YOUR TASK -
Take the lines from the top down to and including the one with "const axisDaysOdd = [1,3,5,7,9,11,13,15,17,19,21];" and repeat them exactly. Omit images.

Plotting code records:
□ □ □
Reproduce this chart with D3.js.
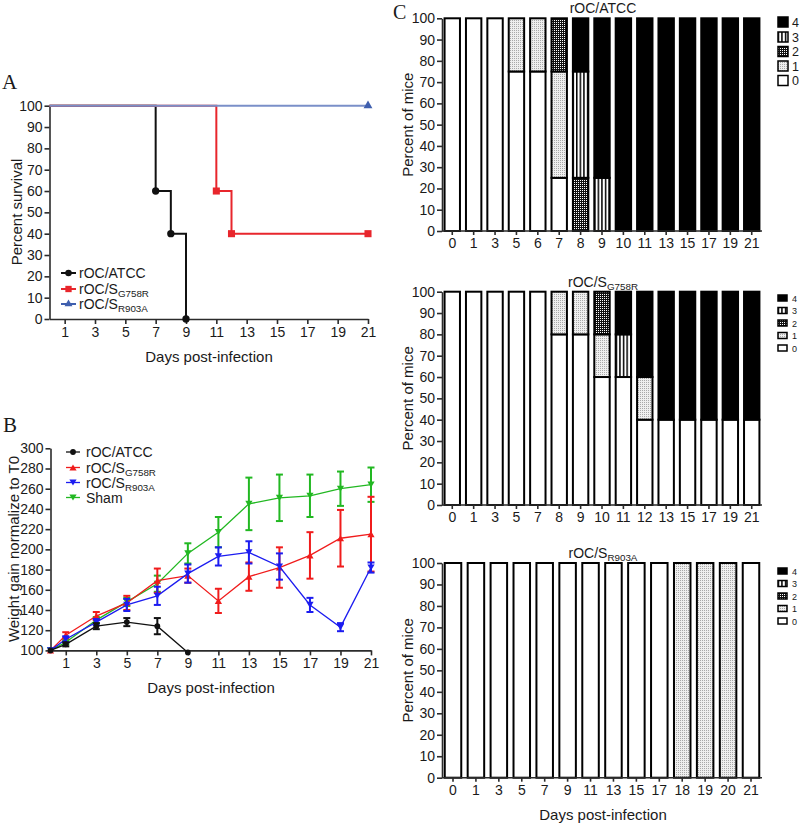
<!DOCTYPE html>
<html><head><meta charset="utf-8">
<script src="https://cdn.jsdelivr.net/npm/d3@7"></script>
<style>body{margin:0;background:#fff}</style>
</head><body>
<svg id="c" width="800" height="824"></svg>
<script>
// ---------- DATA ----------
// Panel A: Kaplan-Meier survival (day, percent)
const survATCC  = [[0,100],[7,60],[8,40],[9,0]];
const survG758R = [[0,100],[11,60],[12,40],[21,40]];
const survR903A = [[0,100],[21,100]];
const axisDaysOdd = [1,3,5,7,9,11,13,15,17,19,21];

// Panel B: weight gain normalized to T0 (mean, error)
const weightDays = [0,1,3,5,7,9,11,13,15,17,19,21];
const atccW   = [100,106,124,128,124,98];
const atccE   = [0,2,3,4,8,0];
const g758rW  = [100,115,134,147,169,174,149,173,182,194,211,215];
const g758rE  = [0,3,4,7,12,7,12,14,20,23,28,37];
const r903aW  = [100,111,128,145,154,176,193,197,183,145,123,182];
const r903aE  = [0,3,3,6,9,9,9,11,13,7,4,5];
const shamW   = [100,108,130,148,166,196,217,245,251,253,260,264];
const shamE   = [0,2,3,4,8,10,15,26,23,21,17,17];

// Panel C: clinical score distribution (percent of mice per score 0..4)
const scoreKeys = ['s0','s1','s2','s3','s4'];
const atccDays  = ['0','1','3','5','6','7','8','9','10','11','13','15','17','19','21'];
const atccS0 = [100,100,100,75,75,25,0,0,0,0,0,0,0,0,0];
const atccS1 = [0,0,0,25,25,50,0,0,0,0,0,0,0,0,0];
const atccS2 = [0,0,0,0,0,25,25,0,0,0,0,0,0,0,0];
const atccS3 = [0,0,0,0,0,0,50,25,0,0,0,0,0,0,0];
const atccS4 = [0,0,0,0,0,0,25,75,100,100,100,100,100,100,100];

const g758rDays = ['0','1','3','5','7','8','9','10','11','12','13','15','17','19','21'];
const g758rS0 = [100,100,100,100,100,80,80,60,60,40,40,40,40,40,40];
const g758rS1 = [0,0,0,0,0,20,20,20,0,20,0,0,0,0,0];
const g758rS2 = [0,0,0,0,0,0,0,20,0,0,0,0,0,0,0];
const g758rS3 = [0,0,0,0,0,0,0,0,20,0,0,0,0,0,0];
const g758rS4 = [0,0,0,0,0,0,0,0,20,40,60,60,60,60,60];

const r903aDays = ['0','1','3','5','7','9','11','13','15','17','18','19','20','21'];
const r903aS0 = [100,100,100,100,100,100,100,100,100,100,0,0,0,100];
const r903aS1 = [0,0,0,0,0,0,0,0,0,0,100,100,100,0];
const r903aS2 = [0,0,0,0,0,0,0,0,0,0,0,0,0,0];
const r903aS3 = [0,0,0,0,0,0,0,0,0,0,0,0,0,0];
const r903aS4 = [0,0,0,0,0,0,0,0,0,0,0,0,0,0];

const legendScores = ['4','3','2','1','0'];

// ---------- DRAWING ----------
const svg = d3.select('#c');
const FONT = "'Liberation Sans', Arial, Helvetica, sans-serif";
const SERIF = "'Liberation Serif', 'Times New Roman', serif";
const AX = '#2b2b2b';

function styleAxis(g, fs){
  g.selectAll('path,line').attr('stroke',AX).attr('stroke-width',1.6);
  g.selectAll('text').attr('font-family',FONT).attr('font-size',fs).attr('fill','#1a1a1a');
}
function label(txt, x, y, fs, opts={}){
  const t = svg.append('text').attr('x',x).attr('y',y).attr('font-family',opts.serif?SERIF:FONT)
    .attr('font-size',fs).attr('fill','#1a1a1a').attr('text-anchor',opts.anchor||'start');
  if(opts.rotate) t.attr('transform',`rotate(-90,${x},${y})`);
  t.text(txt);
  return t;
}
function subLabel(g, main, sub, x, y, fs, anchor){
  const t = g.append('text').attr('x',x).attr('y',y).attr('font-family',FONT).attr('font-size',fs)
    .attr('fill','#1a1a1a').attr('text-anchor',anchor||'start');
  t.append('tspan').text(main);
  if(sub) t.append('tspan').attr('font-size',fs*0.7).attr('dy',fs*0.22).text(sub);
  return t;
}

// defs / patterns
const defs = svg.append('defs');
const p1 = defs.append('pattern').attr('id','p1').attr('width',2).attr('height',2).attr('patternUnits','userSpaceOnUse');
p1.append('rect').attr('width',2).attr('height',2).attr('fill','#efefef');
p1.append('rect').attr('width',1).attr('height',1).attr('fill','#a9a9a9');
const p2 = defs.append('pattern').attr('id','p2').attr('width',2).attr('height',2).attr('patternUnits','userSpaceOnUse');
p2.append('rect').attr('width',2).attr('height',2).attr('fill','#111');
p2.append('rect').attr('width',1).attr('height',1).attr('fill','#fff');
const p3 = defs.append('pattern').attr('id','p3').attr('width',3.6).attr('height',4).attr('patternUnits','userSpaceOnUse');
p3.append('rect').attr('width',3.6).attr('height',4).attr('fill','#fff');
p3.append('rect').attr('width',1.5).attr('height',4).attr('fill','#000');
const fills = {s0:'#fff', s1:'url(#p1)', s2:'url(#p2)', s3:'url(#p3)', s4:'#000'};
const legendFill = {'0':'#fff','1':'url(#p1)','2':'url(#p2)','3':'url(#p3)','4':'#000'};

// ===== Panel A =====
label('A', 2, 89, 21, {serif:true});
const xA = d3.scaleLinear().domain([0,21]).range([49.5,368]);
const yA = d3.scaleLinear().domain([0,100]).range([319,105.7]);
svg.append('g').attr('transform','translate(49.5,0)')
  .call(d3.axisLeft(yA).tickValues(d3.range(0,101,10)).tickSize(5).tickSizeOuter(0).tickPadding(2))
  .call(styleAxis,14);
svg.append('g').attr('transform','translate(0,319)')
  .call(d3.axisBottom(xA).tickValues(axisDaysOdd).tickSize(5).tickSizeOuter(0).tickPadding(3))
  .call(styleAxis,14);
label('Percent survival', 22, 212, 15, {rotate:true, anchor:'middle'});
label('Days post-infection', 209, 362, 15, {anchor:'middle'});

const stepLine = d3.line().x(d=>xA(d[0])).y(d=>yA(d[1])).curve(d3.curveStepAfter);
const survSeries = [
  {data:survATCC, color:'#111111', sym:d3.symbolCircle, size:42, name:'rOC/ATCC', sub:''},
  {data:survG758R, color:'#e8262c', sym:d3.symbolSquare, size:50, name:'rOC/S', sub:'G758R'},
  {data:survR903A, color:'#7a8fc8', sym:d3.symbolTriangle, size:34, name:'rOC/S', sub:'R903A', mcol:'#3f5fae'}
];
survSeries.forEach(s=>{
  svg.append('path').attr('d',stepLine(s.data)).attr('fill','none').attr('stroke',s.color).attr('stroke-width',2);
  s.data.slice(1).forEach(d=>{
    svg.append('path').attr('d',d3.symbol().type(s.sym).size(s.size)())
      .attr('transform',`translate(${xA(d[0])},${yA(d[1])})`).attr('fill',s.mcol||s.color);
  });
});
// legend A
const legA = svg.append('g');
survSeries.forEach((s,i)=>{
  const y = [273,289,304][i];
  legA.append('line').attr('x1',61).attr('x2',76).attr('y1',y).attr('y2',y).attr('stroke',s.mcol||s.color).attr('stroke-width',2);
  legA.append('path').attr('d',d3.symbol().type(s.sym).size(s.size*0.8)()).attr('transform',`translate(68.5,${y})`).attr('fill',s.mcol||s.color);
  subLabel(legA, s.name, s.sub, 79, y+5, 14);
});

// ===== Panel B =====
label('B', 3, 432, 21, {serif:true});
const xB = d3.scaleLinear().domain([0,21]).range([50.5,371]);
const yB = d3.scaleLinear().domain([100,300]).range([650.4,448.3]);
svg.append('g').attr('transform','translate(50.5,0)')
  .call(d3.axisLeft(yB).tickValues(d3.range(100,301,20)).tickSize(5).tickSizeOuter(0).tickPadding(2))
  .call(styleAxis,14);
svg.append('g').attr('transform','translate(0,650.4)')
  .call(d3.axisBottom(xB).tickValues(axisDaysOdd).tickSize(5).tickSizeOuter(0).tickPadding(3))
  .call(styleAxis,14);
label('Weight gain normalize to T0', 19, 549, 15, {rotate:true, anchor:'middle'});
label('Days post-infection', 211, 693, 15, {anchor:'middle'});

const triDown = {draw(ctx,size){const s=Math.sqrt(size)*0.62; ctx.moveTo(-s,-s*0.85); ctx.lineTo(s,-s*0.85); ctx.lineTo(0,s*0.85); ctx.closePath();}};
const triUp = {draw(ctx,size){const s=Math.sqrt(size)*0.62; ctx.moveTo(-s,s*0.85); ctx.lineTo(s,s*0.85); ctx.lineTo(0,-s*0.85); ctx.closePath();}};
const wSeries = [
  {name:'Sham', sub:'', w:shamW, e:shamE, color:'#22b822', sym:triDown},
  {name:'rOC/S', sub:'G758R', w:g758rW, e:g758rE, color:'#f01c1c', sym:triUp},
  {name:'rOC/S', sub:'R903A', w:r903aW, e:r903aE, color:'#1c1cf0', sym:triDown},
  {name:'rOC/ATCC', sub:'', w:atccW, e:atccE, color:'#111111', sym:d3.symbolCircle}
];
const wLine = d3.line().x(d=>xB(d.day)).y(d=>yB(d.v));
wSeries.forEach(s=>{
  const pts = s.w.map((v,i)=>({day:weightDays[i], v, e:s.e[i]}));
  const g = svg.append('g');
  g.append('path').attr('d',wLine(pts)).attr('fill','none').attr('stroke',s.color).attr('stroke-width',1.3);
  pts.filter(p=>p.e>0).forEach(p=>{
    const x = xB(p.day);
    g.append('line').attr('x1',x).attr('x2',x).attr('y1',yB(p.v-p.e)).attr('y2',yB(p.v+p.e)).attr('stroke',s.color).attr('stroke-width',2);
    [p.v-p.e, p.v+p.e].forEach(v=>g.append('line').attr('x1',x-3.5).attr('x2',x+3.5).attr('y1',yB(v)).attr('y2',yB(v)).attr('stroke',s.color).attr('stroke-width',2));
  });
  pts.forEach(p=>g.append('path').attr('d',d3.symbol().type(s.sym).size(s.sym===d3.symbolCircle?26:34)())
    .attr('transform',`translate(${xB(p.day)},${yB(p.v)})`).attr('fill',s.color));
});
// legend B
const legBorder = [3,1,2,0];
const legB = svg.append('g');
legBorder.forEach((k,i)=>{
  const s = wSeries[k]; const y = [452,467.5,482.5,497.5][i];
  legB.append('line').attr('x1',66).attr('x2',80).attr('y1',y).attr('y2',y).attr('stroke',s.color).attr('stroke-width',1.3);
  legB.append('path').attr('d',d3.symbol().type(s.sym).size(s.sym===d3.symbolCircle?26:34)()).attr('transform',`translate(73,${y})`).attr('fill',s.color);
  subLabel(legB, s.name, s.sub, 86, y+5, 14);
});

// ===== Panel C =====
label('C', 393, 19, 20, {serif:true});
function drawC(cfg){
  const {days, cols, y0, y1, title, sub, legYs, bigLegend} = cfg;
  const rows = days.map((d,i)=>{const r={day:d}; scoreKeys.forEach((k,j)=>r[k]=cols[j][i]); return r;});
  const x = d3.scaleBand().domain(days).range([442,762]).paddingInner(0.28).paddingOuter(0.12);
  const y = d3.scaleLinear().domain([0,100]).range([y0,y1]);
  const stack = d3.stack().keys(scoreKeys)(rows);
  const g = svg.append('g');
  stack.forEach(layer=>{
    layer.forEach(d=>{
      if(d[1]-d[0] <= 0) return;
      g.append('rect').attr('x',x(d.data.day)).attr('width',x.bandwidth())
        .attr('y',y(d[1])).attr('height',y(d[0])-y(d[1]))
        .attr('fill',fills[layer.key]).attr('stroke','#000').attr('stroke-width',2);
    });
  });
  svg.append('g').attr('transform','translate(442,0)')
    .call(d3.axisLeft(y).tickValues(d3.range(0,101,10)).tickSize(5).tickSizeOuter(0).tickPadding(2))
    .call(styleAxis,14);
  const xa = svg.append('g').attr('transform',`translate(0,${y0})`)
    .call(d3.axisBottom(x).tickSize(4).tickSizeOuter(0).tickPadding(3));
  xa.select('.domain').attr('d',`M442,0H762`);
  xa.call(styleAxis,14);
  subLabel(svg, title, sub, 603, y1-5, 14, 'middle');
  label('Percent of mice', 413, (y0+y1)/2, 15, {rotate:true, anchor:'middle'});
  // legend
  legendScores.forEach((s,i)=>{
    const ly = legYs[i];
    if(bigLegend){
      svg.append('rect').attr('x',778).attr('y',ly-5).attr('width',10).attr('height',10).attr('fill',legendFill[s]).attr('stroke','#000').attr('stroke-width',1.5);
      label(s, 792, ly+4.5, 12.5);
    } else {
      svg.append('rect').attr('x',778).attr('y',ly-3).attr('width',9).attr('height',6).attr('fill',legendFill[s]).attr('stroke','#000').attr('stroke-width',1.5);
      label(s, 792, ly+3.5, 9);
    }
  });
}
drawC({days:atccDays, cols:[atccS0,atccS1,atccS2,atccS3,atccS4], y0:231, y1:18.3, title:'rOC/ATCC', sub:'', legYs:[22,37,51.5,66,80.5], bigLegend:true});
drawC({days:g758rDays, cols:[g758rS0,g758rS1,g758rS2,g758rS3,g758rS4], y0:505, y1:291.7, title:'rOC/S', sub:'G758R', legYs:[298,310.5,323,335.5,348], bigLegend:false});
drawC({days:r903aDays, cols:[r903aS0,r903aS1,r903aS2,r903aS3,r903aS4], y0:777.7, y1:563, title:'rOC/S', sub:'R903A', legYs:[571,583.5,596,608.5,621], bigLegend:false});
label('Days post-infection', 603, 820, 15, {anchor:'middle'});
</script>
</body></html>
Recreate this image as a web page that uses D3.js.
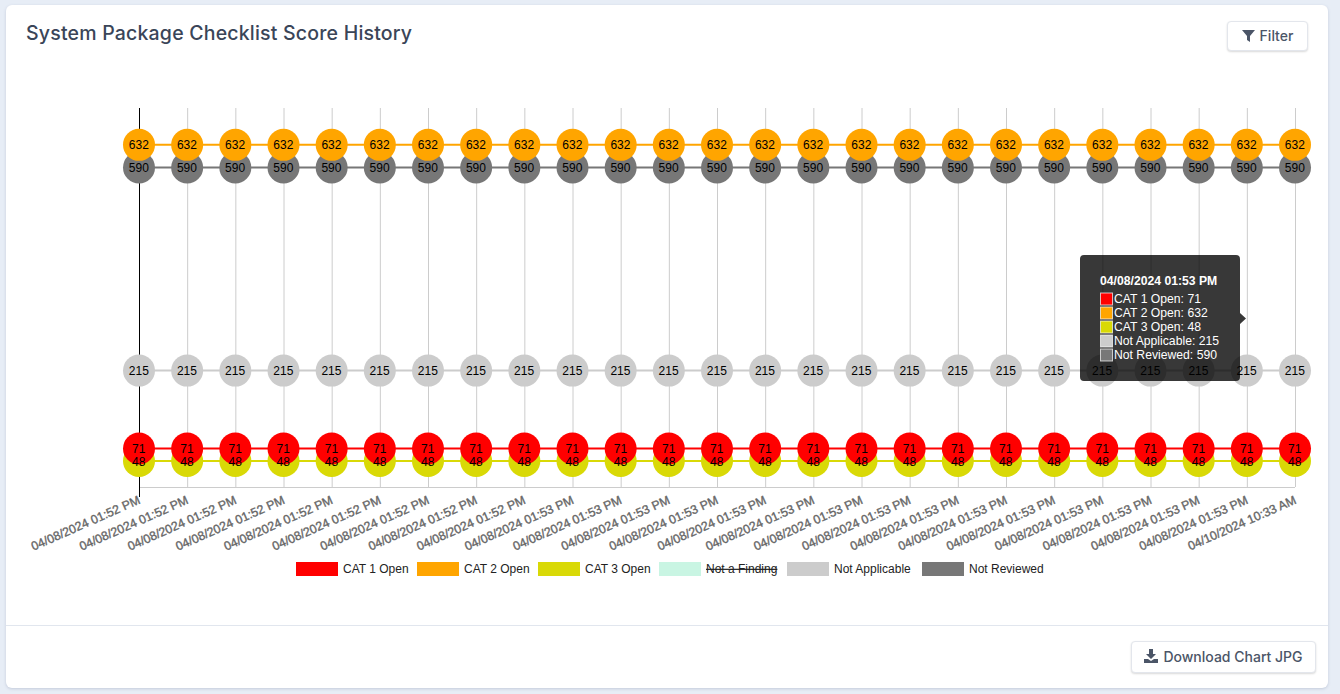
□ □ □
SOLUTION TO THIS EXERCISE -
Reproduce this chart with D3.js.
<!DOCTYPE html>
<html><head><meta charset="utf-8">
<script src="https://cdn.jsdelivr.net/npm/d3@7"></script>
<style>body{margin:0;background:#fff}</style>
</head><body>
<svg id="c" width="800" height="824"></svg>
<script>
// ---------- DATA ----------
// Panel A: Kaplan-Meier survival (day, percent)
const survATCC  = [[0,100],[7,60],[8,40],[9,0]];
const survG758R = [[0,100],[11,60],[12,40],[21,40]];
const survR903A = [[0,100],[21,100]];
const axisDaysOdd = [1,3,5,7,9,11,13,15,17,19,21];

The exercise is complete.